A Passionist vocation includes those who answer God’s call to become a Passionist Brother. Our brothers lead a vowed life of prayer, community and ministry, engaging in a wide range of services and ministries. Some brothers work with their hands as tradesmen, cooks or landscapers, while others work in art, medicine, social services or academics. Many do both!
Meet our Passionist Brothers in Holy Cross Province.
Brother John Monzyk, C.P.
In my early discernment with the Passionists, I felt called to academics and teaching as a priest. However, as my formation progressed, I became more aware of the ministry of brother and came to see it as more compatible with my desire to serve in the classroom or science lab.
For over thirty years, I have thoroughly enjoyed my life of teaching and tutoring in the fields of science, math, chemistry and physics. My commitments as a teacher blended well with my religious life. The Passionists have spoiled me, and I have never looked back.
Now, as the leader of a community of our senior Passionists, I am still a teacher at heart but committed to caring for our men and offering them a safe, comfortable and welcoming environment for them to spend their senior years. If I had to do it over again, I would!
Brother John is a member of Sacred Heart Community in Louisville, Kentucky.
Br. Raymond Sanchez, C.P.
I have known of the brother’s vocation since childhood. The Passionist Community has been instrumental in my growth and development as a person and as a Catholic. For this, I am indebted.
A wonderful part of my ministry as a brother was learning to cook and practicing this skill. It was my privilege to be taught by highly experienced and excellent brother-cooks. Subsequently, our Provincial allowed me to return to school for a Bachelor’s Degree in Psychology, followed by a Master of Theological Studies in Ministry. The Passionists enabled my education, and I remain grateful.

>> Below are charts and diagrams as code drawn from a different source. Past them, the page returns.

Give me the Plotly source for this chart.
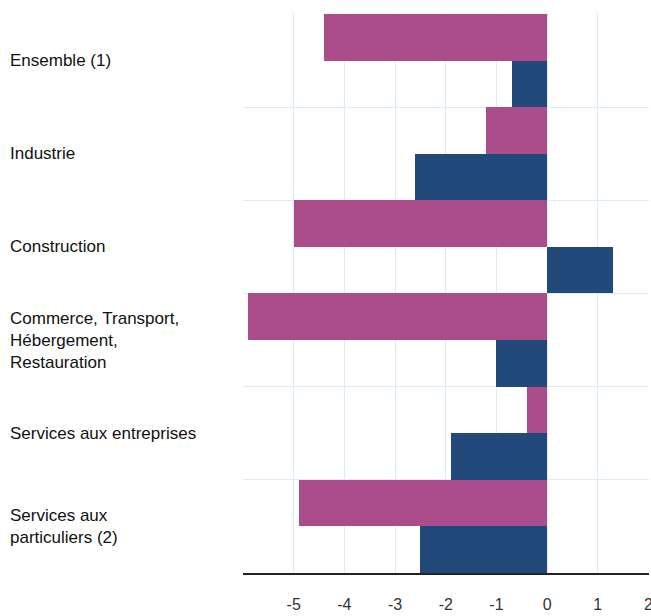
import plotly.graph_objects as go

# Données (en %)
categories = [
    "Ensemble (1)",
    "Industrie",
    "Construction",
    "Commerce, Transport,<br>Hébergement,<br>Restauration",
    "Services aux entreprises",
    "Services aux<br>particuliers (2)",
]
serie_1 = [-4.4, -1.2, -5.0, -5.9, -0.4, -4.9]
serie_2 = [-0.7, -2.6, 1.3, -1.0, -1.9, -2.5]
x_ticks = [-5, -4, -3, -2, -1, 0, 1, 2]
x_ticktext = ["-5", "-4", "-3", "-2", "-1", "0", "1", "2"]

COULEUR_1 = "#AA4D8A"
COULEUR_2 = "#214A7A"
GRILLE = "#DDEBF7"
POLICE = "Liberation Sans, Arial, sans-serif"


def create_bar_chart():
    """
    Barres horizontales groupées, une catégorie par bande.
    """
    positions = list(range(len(categories)))

    fig = go.Figure()

    fig.add_trace(
        go.Bar(
            x=serie_1,
            y=positions,
            orientation="h",
            name="Série 1",
            marker=dict(color=COULEUR_1, line=dict(width=0)),
        )
    )
    fig.add_trace(
        go.Bar(
            x=serie_2,
            y=positions,
            orientation="h",
            name="Série 2",
            marker=dict(color=COULEUR_2, line=dict(width=0)),
        )
    )

    # libellés des catégories, alignés à gauche
    for pos, label in zip(positions, categories):
        fig.add_annotation(
            x=-0.579,
            xref="paper",
            xanchor="left",
            y=pos,
            yref="y",
            yanchor="middle",
            text=label,
            align="left",
            showarrow=False,
            font=dict(family=POLICE, size=17, color="#111111"),
        )

    # lignes de séparation entre les catégories
    limites = [p - 0.5 for p in positions]

    fig.update_layout(
        width=651,
        height=616,
        margin=dict(l=243, r=2, t=13, b=43, autoexpand=False),
        barmode="group",
        bargap=0,
        bargroupgap=0,
        showlegend=False,
        plot_bgcolor="white",
        paper_bgcolor="white",
        font=dict(family=POLICE, size=16, color="#333333"),
        xaxis=dict(
            range=[-6, 2.01],
            tickvals=x_ticks,
            ticktext=x_ticktext,
            showgrid=True,
            gridcolor=GRILLE,
            gridwidth=1,
            zeroline=False,
            showline=True,
            linecolor="#222222",
            linewidth=1.5,
            ticks="",
            ticklabelstandoff=16,
            ticklabeloverflow="allow",
            automargin=False,
            tickfont=dict(family=POLICE, size=16, color="#333333"),
        ),
        yaxis=dict(
            range=[len(categories) - 0.5, -0.51],
            tickvals=limites,
            ticktext=["" for _ in limites],
            showgrid=True,
            gridcolor=GRILLE,
            gridwidth=1,
            zeroline=False,
            showline=False,
            ticks="",
            automargin=False,
        ),
    )

    return fig


fig = create_bar_chart()
# pas de marge autour du graphique dans la page
fig.write_html(
    "out.html",
    config={"displayModeBar": False},
    post_script="document.body.style.margin='0';",
)
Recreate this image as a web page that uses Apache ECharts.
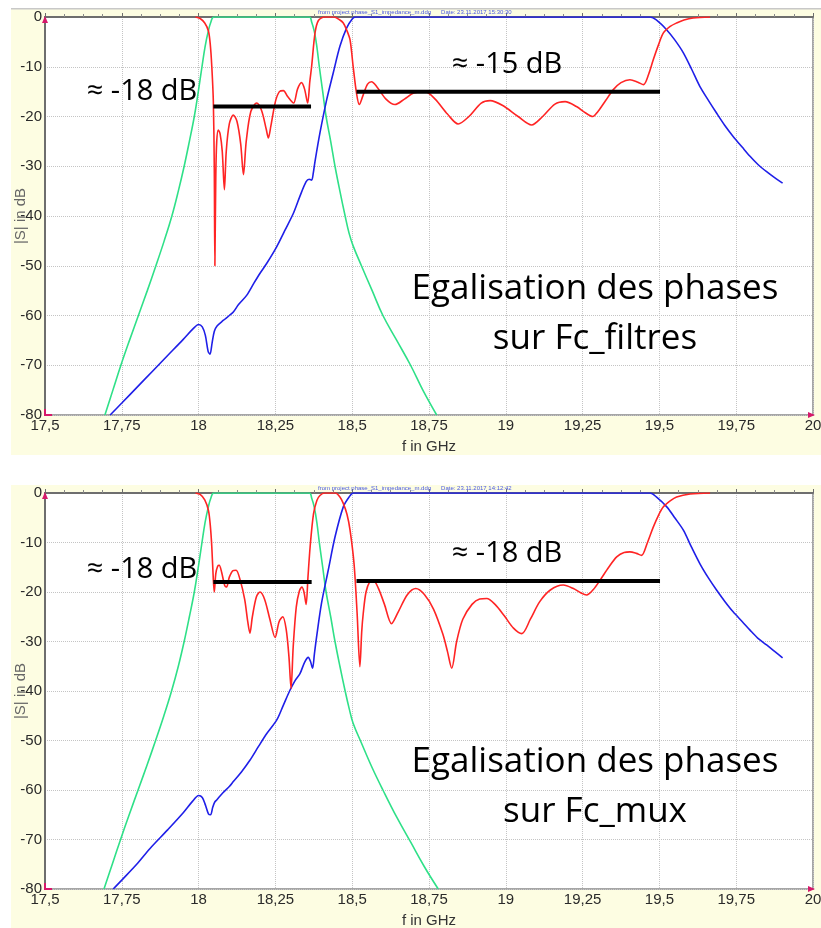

Working for twenty years with incarcerated detainees has been a highlight of my vocation, as well as a challenge. As the chaplain for the Cook County Department of Corrections in Chicago, where, on any given day, sixteen jails housed 11,000 detainees, I found myself in an overtly anti-Catholic environment. Even though I was subjected to disrespect and insulting remarks, I regard it as a good experience, as I could be of service and bring Christ to men in need.
Brother Ray is a member of Sacred Heart Community in Louisville, Kentucky.
Brother Carl Hund, C.P.
I can honestly say that my sixty years of life as a Passionist Brother have been exciting, challenging, full of change and spiritually life-giving. Seldom has there been a dull moment.
Consecrated life is all about “brotherhood,” which may be news to many of our lay friends who often live with the mistaken belief that all religious men are priests. Priesthood, while very important, is only one of many functions within most men’s religious orders. Simply put, all religious are ordinary men and women. They, individually and collectively, have committed themselves to embody a charism passed down by their founders that emphasizes some aspect of the life of Jesus Christ that reveals the love of God our Father for us.
Sixty years ago, I took a special vow as a Passionist Brother to promote the love of God as revealed through his Son, Jesus Christ, and Him crucified. I give thanks to God for the thousands of lives I have affected over these years, and I look forward with anticipation to the continued fraternity with my fellow Passionist Brothers and lay friends who have so generously supported me in my endeavors.
Brother Carl is a member of Christ the King Community in Citrus Heights, California.
Brother Kurt Wernert, CP
Having attended an Xaverian Brothers high school in Louisville, Kentucky, I was aware of the ministry of brothers from my earliest days. However, I first began studies for ministry as a diocesan priest, until I visited the Passionist Community in Chicago, Illinois, and immediately felt welcomed and at home.
Attracted to the Passionist way of life and seeing the example of men living the core of that life, I chose to serve as a brother. It is a choice that requires effort and work, but it is one of service — first exampled to me by my mother, who served as a nurse — and prayer, which continues to challenge and enrich me.
After years in retreat ministry, I was invited to serve our senior Passionists in health care, assuring their well-being, good health and safety. I am blessed and affirmed in this work, and feel I contribute significantly and positively to the individual lives of our priests and brothers of Sacred Heart Community and The Passionists of Holy Cross Province.
Brother Kurt is a member of Sacred Heart Community in Louisville, Kentucky.
I was born in Los Angeles, attended my first retreat in high school, and, after secular work and military service, I was accepted and professed vows to the Passionists. Since 1980, I have lived in community as a lay brother, and in my service to Mater Dolorosa Passionist Retreat Center and its retreatants, I put my God-given gifts to use.
From our Passionist Constitutions: “Our involvement in the apostolic flows directly from our life in community.” Hospitality motivates me to welcome guests on retreats and perform services to make their retreat experience beneficial. The mechanical aptitude I inherited in my youth helps me perform the maintenance of the facility. And along the way, I relate with people and experience challenges with my work.
Brother John is a member of Mater Dolorosa Community in Sierra Madre, California.